Jusqu’ici, le Somaliland avait deux richesses : son bétail et sa paix. Mais quand des études géologiques ont révélé la présence massive de pierres précieuses sous son sable chaud, des aventuriers, chevronnés ou désespérés, en ont fait leur nouvelle frontière.

Quelque chose dans les gestes exaltés et nerveux du corps frêle de Hadj fait penser aux tornades de sable qui soulèvent la poussière des plaines du Somaliland et en déterrent, parfois, des minerais précieux. Dans le lobby de l’hôtel d’Hargeisa où il a posé ses bagages et ne compte repartir qu’après avoir amassé des millions, il fait de grands mouvements de ses bras tout en veines saillantes, dispersant la fumée de sa cigarette. Tout autour de lui, une nuée de Somalilandais s’est rassemblée pour écouter ce chercheur de trésors avec intérêt, avidité ou malice. Le trentenaire lyonnais, originaire d’Oran, déblatère dans un arabe mêlé de français d’interminables tirades sur la qualité des diamants et des opales que ses clients attendent à Paris et à Hô Chi Minh-Ville. Les négociants locaux en gemmes, d’un ton mielleux, promettent de revenir le lendemain avec des échantillons de première qualité. Ils amadouent l’acheteur qui, à force de gesticuler, les a convaincus de l’importance de sa venue dans ce pays en devenir qui, 25 ans après la proclamation de son indépendance, attend toujours sa reconnaissance internationale.
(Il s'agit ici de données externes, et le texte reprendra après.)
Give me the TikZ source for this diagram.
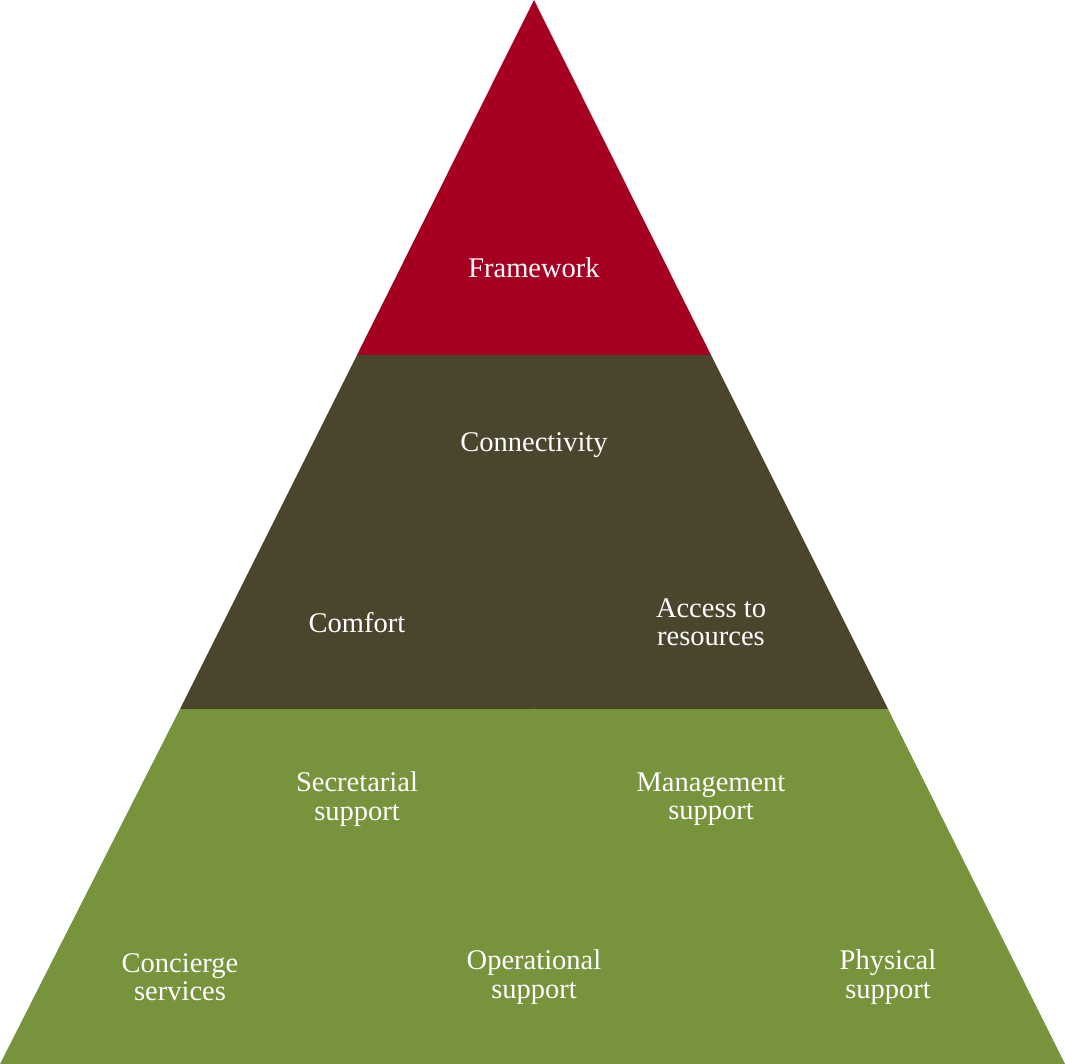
\documentclass[tikz,border=0pt]{standalone}
\usepackage{fontspec}
\setmainfont{Liberation Serif}
\definecolor{topred}{HTML}{A50021}
\definecolor{midolive}{HTML}{4B452D}
\definecolor{lowgreen}{HTML}{77933C}
\definecolor{midedge}{HTML}{534D36}
\definecolor{lowedge}{HTML}{7F9A46}
\begin{document}
\begin{tikzpicture}[x=1pt,y=-1pt,
  lbl/.style={text=white,font=\fontsize{28.5}{28.5}\selectfont,align=center,inner sep=0pt},
  seam/.style={line width=0.5pt}]
\useasboundingbox (0,0) rectangle (1065,1064);
% top
\fill[topred] (534,0) -- (357,355) -- (711,355) -- cycle;
% middle band
\fill[midolive] (357,355) -- (180,709) -- (888,709) -- (711,355) -- cycle;
\draw[seam,midedge] (357,355) -- (534,709) -- (711,355);
% bottom band
\fill[lowgreen] (180,709) -- (0,1064) -- (1065,1064) -- (888,709) -- cycle;
\draw[seam,lowedge] (180,709) -- (357,1064) -- (534,709) -- (711,1064) -- (888,709);
% labels
\node[lbl] (fw) at (534,268) {Framework};
\node[lbl] (cn) at (534,445) {Connectivity};
\node[lbl] (cf) at (357,623) {Comfort};
\node[lbl] (ar) at (711,622) {Access to\\resources};
\node[lbl] (ss) at (357,799) {Secretarial\\support};
\node[lbl] (ms) at (711,799) {Management\\support};
\node[lbl] (cs) at (180,977) {Concierge\\services};
\node[lbl] (os) at (534,977) {Operational\\support};
\node[lbl] (ps) at (888,977) {Physical\\support};
\end{tikzpicture}
\end{document}
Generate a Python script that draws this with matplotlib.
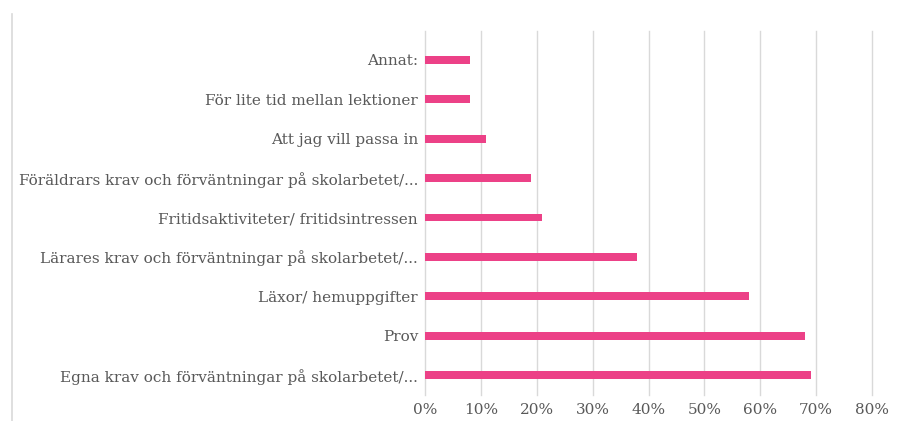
import numpy as np
import matplotlib.pyplot as plt
from matplotlib.lines import Line2D
from matplotlib.ticker import FuncFormatter

# kategorier, nedifrån och upp
kategorier = [
    "Egna krav och förväntningar på skolarbetet/...",
    "Prov",
    "Läxor/ hemuppgifter",
    "Lärares krav och förväntningar på skolarbetet/...",
    "Fritidsaktiviteter/ fritidsintressen",
    "Föräldrars krav och förväntningar på skolarbetet/...",
    "Att jag vill passa in",
    "För lite tid mellan lektioner",
    "Annat:",
]
andel = [0.69, 0.68, 0.58, 0.38, 0.21, 0.19, 0.11, 0.08, 0.08]
x_ticks = [0, 0.1, 0.2, 0.3, 0.4, 0.5, 0.6, 0.7, 0.8]

plt.rcParams['font.family'] = ['DejaVu Serif']
text_col = "#595959"

fig = plt.figure(figsize=(8.97, 4.21), dpi=100)
ax = fig.add_axes([425/897, 1 - 395/421, (872-425)/897, (395-31)/421])

y = np.arange(len(kategorier))
ax.barh(y, andel, height=0.2, color="#EC4187", zorder=3)

ax.set_xlim(0, 0.8)
ax.set_ylim(-0.5, 8.73)
ax.set_xticks(x_ticks)
ax.xaxis.set_major_formatter(FuncFormatter(lambda v, p: f"{v*100:.0f}%"))
ax.set_yticks(y)
ax.set_yticklabels(kategorier)
ax.grid(axis='x', color="#d9d9d9", linewidth=1, zorder=0)
for gl in ax.get_xgridlines():
    gl.set_clip_on(False)
for s in ax.spines.values():
    s.set_visible(False)
ax.tick_params(axis='both', length=0, labelsize=11, colors=text_col)
ax.tick_params(axis='y', pad=5)
ax.tick_params(axis='x', pad=6)

# ram-linje till vänster
fig.add_artist(Line2D([12/897, 12/897], [0, 1 - 14/421], color="#d9d9d9", linewidth=1.2))

fig.savefig("out.png", dpi=100)
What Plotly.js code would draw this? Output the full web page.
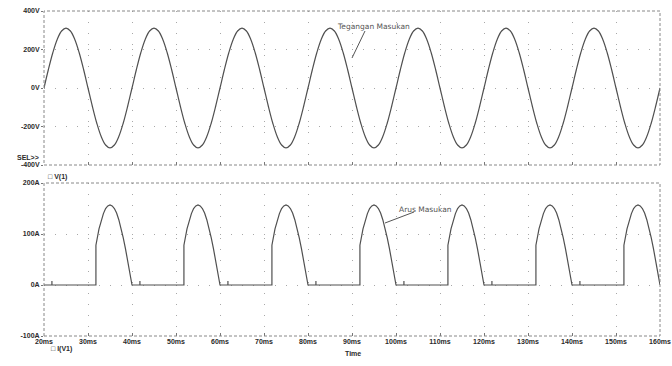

Le voilà enfin seul avec ses rêves de grandeur, qui flottent dans l’air dilaté par la chaleur, comme des mirages dans le désert : «Je suis venu au Somaliland pour deux types d’activités : éthique et business. Côté éthique, je vais ouvrir une station d’épuration d’eau avec une compagnie lyonnaise, financée par l’Unicef (le Fonds des Nations unies pour l’enfance). Je bosse aussi sur un projet d’aquaponie pour créer de l’emploi. Côté business, je vais monter une société d’exportation de gemmes. Ici, il y a tout : de l’or, des diamants, des saphirs, de l’opale, de l’émeraude, et …» Baissant soudain la voix, il ajoute en faisant défiler les photos sur son téléphone : « … des antiquités. Des statuettes. Des amulettes. Les pharaons noirs, ils sont passés par ici. Mais personne ne vient chercher ces trésors, car les gens assimilent le Somaliland à la violence des shebabs de Mogadiscio. Et ça, c’est bon pour mon business.» L’homme sourit, croisant et décroisant ses jambes maigres, l’air pénétré.